Fill the tart with filling of choice (suggested recipes below). Return to oven and bake for 30 to 40 minutes until the tart is fully cooked. If using mozzarella on top, reserve the cheese until the last 7 minutes, then sprinkle over and cook until the cheese is melted.

Remove the tart from the oven and cool for 5 minutes. Sprinkle the top with parmesan, chives or other garnish and serve.

Roasted Butternut Squash Tart

1 oil tart crust blind baked
1-1/4 cup homemade (or store bought) marinara sauce
1 cup roasted butternut squash dices
3/4 cup grated fresh mozzarella cheese
2 tsp chopped chives or scallions for garnish

Spread half the marinara sauce at the bottom of the tart shell. Top the layer with the roasted butternut squash pieces and then a half cup of grated mozzarella.
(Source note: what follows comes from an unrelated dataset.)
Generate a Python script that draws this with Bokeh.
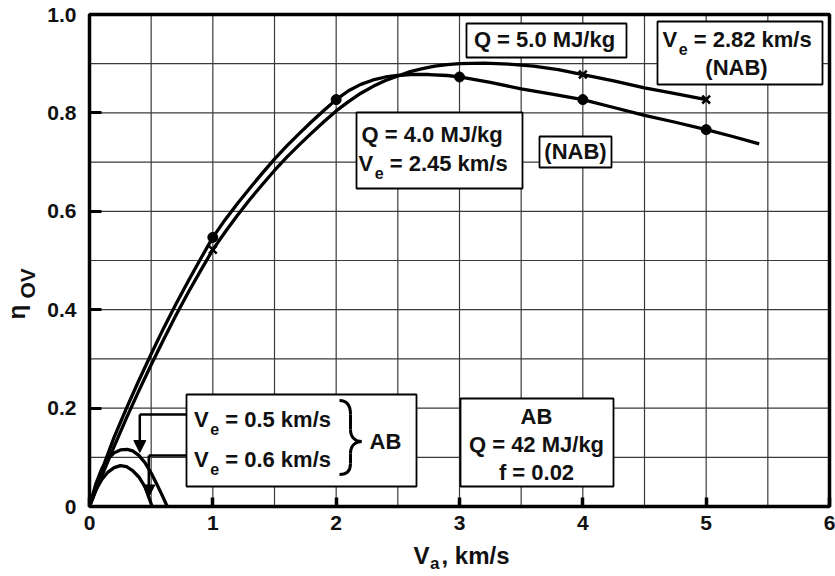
import numpy as np
from bokeh.plotting import figure
from bokeh.models import (FixedTicker, Label, BoxAnnotation, Arrow, NormalHead,
                          Range1d, CustomJSTickFormatter)
from bokeh.embed import file_html
from bokeh.resources import INLINE

# ---------------- data ----------------
# NAB, Q = 4.0 MJ/kg, Ve = 2.45 km/s
nab_q40_va = [0, 0.1, 0.2, 0.3, 0.4, 0.5, 0.6, 0.7, 0.8, 0.9,
              1.0, 1.1, 1.2, 1.3, 1.4, 1.5, 1.6, 1.7, 1.8, 1.9,
              2.0, 2.1, 2.2, 2.3, 2.4, 2.5, 2.6, 2.75, 2.9, 3.0,
              3.25, 3.5, 3.75, 4.0, 4.25, 4.5, 4.75, 5.0, 5.2, 5.43]
nab_q40_eta = [0, 0.074, 0.141, 0.200, 0.256, 0.310, 0.362, 0.411, 0.458, 0.503,
               0.547, 0.583, 0.616, 0.647, 0.677, 0.706, 0.733, 0.758, 0.782, 0.805,
               0.827, 0.845, 0.858, 0.867, 0.873, 0.876, 0.878, 0.878, 0.876, 0.873,
               0.862, 0.849, 0.838, 0.827, 0.811, 0.795, 0.781, 0.766, 0.753, 0.737]
# NAB, Q = 5.0 MJ/kg, Ve = 2.82 km/s
nab_q50_va = [0, 0.1, 0.2, 0.3, 0.4, 0.5, 0.6, 0.7, 0.8, 0.9,
              1.0, 1.1, 1.2, 1.3, 1.4, 1.5, 1.6, 1.7, 1.8, 1.9,
              2.0, 2.1, 2.2, 2.3, 2.4, 2.5, 2.6, 2.7, 2.8, 2.9,
              3.0, 3.2, 3.4, 3.6, 3.8, 4.0, 4.25, 4.5, 4.75, 5.0]
nab_q50_eta = [0, 0.062, 0.122, 0.180, 0.235, 0.288, 0.339, 0.388, 0.435, 0.479,
               0.522, 0.558, 0.592, 0.624, 0.654, 0.683, 0.710, 0.735, 0.759, 0.782,
               0.804, 0.823, 0.840, 0.854, 0.866, 0.875, 0.884, 0.890, 0.895, 0.898,
               0.900, 0.901, 0.899, 0.895, 0.888, 0.878, 0.865, 0.851, 0.839, 0.827]
# markers on the NAB curves
q40_mark_va = [1, 2, 3, 4, 5]
q40_mark_eta = [0.547, 0.827, 0.873, 0.827, 0.766]
q50_mark_va = [1, 4, 5]
q50_mark_eta = [0.522, 0.878, 0.827]
# AB curves
ab_outer_va = [0, 0.05, 0.1, 0.15, 0.2, 0.25, 0.305, 0.35, 0.4, 0.45, 0.5, 0.55, 0.6, 0.63]
ab_outer_eta = [0, 0.045, 0.077, 0.097, 0.109, 0.115, 0.116, 0.113, 0.104, 0.089,
                0.068, 0.043, 0.017, 0]
ab_inner_va = [0, 0.05, 0.1, 0.15, 0.2, 0.25, 0.3, 0.35, 0.4, 0.45, 0.508]
ab_inner_eta = [0, 0.033, 0.055, 0.070, 0.079, 0.083, 0.081, 0.073, 0.060, 0.040, 0]

x_ticks = [0, 1, 2, 3, 4, 5, 6]
y_ticks = [0, 0.2, 0.4, 0.6, 0.8, 1.0]
x_grid = [0.5, 1, 1.5, 2, 2.5, 3, 3.5, 4, 4.5, 5, 5.5]
y_grid = [0.1, 0.2, 0.3, 0.4, 0.5, 0.6, 0.7, 0.8, 0.9]

FONT = "Liberation Sans"

# ---------------- geometry of the canvas ----------------
W, H = 835, 576
FL, FR, FT, FB = 89, 829, 14, 506          # pixel edges of the plotting box
XS = (FR - FL) / 6.0
YS = (FB - FT) / 1.0


def dx(px):
    return (px - FL) / XS


def dy(py):
    return (FB - py) / YS


p = figure(width=W, height=H,
           x_range=Range1d(dx(0), dx(W)), y_range=Range1d(dy(H), dy(0)),
           output_backend="svg", toolbar_location=None,
           min_border_left=0, min_border_right=0, min_border_top=0,
           min_border_bottom=0)
p.title.visible = False
p.outline_line_color = None
p.background_fill_color = "white"
p.border_fill_color = "white"
p.xgrid.visible = False
p.ygrid.visible = False

# axes pinned to the plotting box
p.xaxis.ticker = FixedTicker(ticks=x_ticks)
p.yaxis.ticker = FixedTicker(ticks=y_ticks)
p.yaxis.formatter = CustomJSTickFormatter(code="return tick == 0 ? '0' : tick.toFixed(1);")
p.xaxis.fixed_location = 0
p.yaxis.fixed_location = 0
p.xaxis.bounds = (0, 6)
p.yaxis.bounds = (0, 1)
for ax in (p.xaxis[0], p.yaxis[0]):
    ax.axis_line_color = None
    ax.major_tick_out = 0
    ax.minor_tick_line_color = None
    ax.major_tick_line_color = "black"
    ax.major_label_text_font = FONT
    ax.major_label_text_font_style = "bold"
    ax.major_label_text_font_size = "21px"
    ax.major_label_text_color = "#111111"
p.yaxis.major_tick_in = 12
p.yaxis.major_tick_line_width = 3
p.yaxis.major_label_standoff = 13
p.xaxis.major_tick_in = 9
p.xaxis.major_tick_line_width = 3.5
p.xaxis.major_label_standoff = 9

# grid lines inside the box
p.segment(x0=x_grid, y0=0, x1=x_grid, y1=1, line_color="#3a3a3a", line_width=1.2)
p.segment(x0=0, y0=y_grid, x1=6, y1=y_grid, line_color="#3a3a3a", line_width=1.2)

# ---------------- curves ----------------
for xs, ys in ((nab_q40_va, nab_q40_eta), (nab_q50_va, nab_q50_eta),
               (ab_outer_va, ab_outer_eta), (ab_inner_va, ab_inner_eta)):
    p.line(xs, ys, line_width=3.3, line_color="black", line_join="round")
p.scatter(q40_mark_va, q40_mark_eta, marker="circle", size=10,
          fill_color="black", line_color="black")
p.scatter(q50_mark_va, q50_mark_eta, marker="x", size=11, line_width=2.5,
          line_color="black")

# plotting box outline
p.add_layout(BoxAnnotation(left=0, right=6, bottom=0, top=1, fill_color=None,
                           line_color="black", line_alpha=1.0, line_width=3.5,
                           level="guide"))


# ---------------- annotation helpers ----------------
def box(l, t, r, b):
    p.add_layout(BoxAnnotation(left=dx(l), right=dx(r), top=dy(t), bottom=dy(b),
                               fill_color="white", fill_alpha=1.0,
                               line_color="black", line_alpha=1.0, line_width=1.8))


BASE_SHIFT = 0.34   # renderer puts the alphabetic baseline about this many em low


def label(px, py, text, size=22, align="left", angle=0.0, style="bold"):
    k = BASE_SHIFT * size
    px = px - k * np.sin(angle)
    py = py - k * np.cos(angle)
    p.add_layout(Label(x=dx(px), y=dy(py), text=text, text_font=FONT,
                       text_font_style=style, text_font_size=f"{size}px",
                       text_color="#111111", text_align=align,
                       text_baseline="alphabetic", angle=angle))


def sub_label(px, py, main, sub, rest, size=22, ssize=16):
    label(px, py, main, size=size)
    wm = 0.667 * size + 1.5
    label(px + wm, py + 7.5, sub, size=ssize)
    ws = 0.556 * ssize + 0.278 * size
    label(px + wm + ws, py, rest, size=size)


# boxes
box(356, 112, 522, 188)
box(539, 136, 611, 167)
box(466, 23, 626, 57)
box(657, 21, 822, 84)
box(186, 394, 416, 486)
box(460, 398, 613, 486)

# box texts
label(361, 141.5, "Q = 4.0 MJ/kg")
sub_label(358, 170, "V", "e", "= 2.45 km/s")
label(575, 158.5, "(NAB)", align="center")
label(544, 46.7, "Q = 5.0 MJ/kg", align="center")
sub_label(662, 46.7, "V", "e", "= 2.82 km/s")
label(736, 74.5, "(NAB)", align="center")
sub_label(193.5, 426.7, "V", "e", "= 0.5 km/s")
sub_label(193.5, 466, "V", "e", "= 0.6 km/s")
label(369, 448.3, "AB")
label(536, 423.3, "AB", align="center")
label(536, 451.7, "Q = 42 MJ/kg", align="center")
label(536, 479, "f = 0.02", align="center")

# brace
bz = dict(
    x0=[dx(339), dx(350), dx(350), dx(361), dx(350), dx(350)],
    y0=[dy(400), dy(414), dy(429), dy(441), dy(453), dy(463)],
    x1=[dx(350), dx(350), dx(361), dx(350), dx(350), dx(339)],
    y1=[dy(414), dy(429), dy(441), dy(453), dy(463), dy(474)],
    cx0=[dx(347), dx(350), dx(350), dx(355), dx(350), dx(350)],
    cy0=[dy(400), dy(419), dy(437), dy(441), dy(458), dy(470)],
    cx1=[dx(350), dx(350), dx(355), dx(350), dx(350), dx(347)],
    cy1=[dy(405), dy(424), dy(441), dy(445), dy(459), dy(474)],
)
br = p.bezier(line_color="black", line_width=3, **bz)
br.level = "overlay"

# arrows from the AB box
p.line([dx(186), dx(139.3)], [dy(414), dy(414)], line_width=2.5, line_color="black")
p.add_layout(Arrow(x_start=dx(139.3), y_start=dy(414), x_end=dx(139.3), y_end=dy(452),
                   line_width=2.5, line_color="black",
                   end=NormalHead(size=12, fill_color="black", line_color="black",
                                  line_width=1)))
p.line([dx(186), dx(148.3)], [dy(455), dy(455)], line_width=2.5, line_color="black")
p.add_layout(Arrow(x_start=dx(148.3), y_start=dy(455), x_end=dx(148.3), y_end=dy(496.5),
                   line_width=2.5, line_color="black",
                   end=NormalHead(size=12, fill_color="black", line_color="black",
                                  line_width=1)))

# axis titles
label(413, 563, "V", size=24)
label(429.5, 569, "a", size=17)
label(441, 563, ", km/s", size=24)
label(24, 319, "\u03b7", size=24, angle=np.pi / 2)
label(34, 298, "OV", size=21, angle=np.pi / 2)

open("out.html", "w").write(file_html(p, INLINE))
Spread another layer of marinara sauce.

Bake for 30 minutes. Sprinkle the remaining cheese over the tart in the last 7 minutes and finish baking. Garnish with chives/scallions and serve.


Zucchini Lasagna Tart
adapted from
101 cookbooks

1 oil tart baked as above
1 medium zucchini thinly sliced
1-1/4 cups marinara sauce
1-1/4 cups ricotta cheese
1 T grated parmesan cheese

Spread half the ricotta cheese on the bottom of the tart. Then, spread a third of the sauce over it. Line the zucchini slices around the tart in an overlapping fashion.

Repeat the cheese, sauce and zucchini layers. Top of with the remaining sauce and bake for 30 to 40 minutes until tart is fully cooked.

Let tart rest for 5 minutes, garnish with grated parmesan and serve.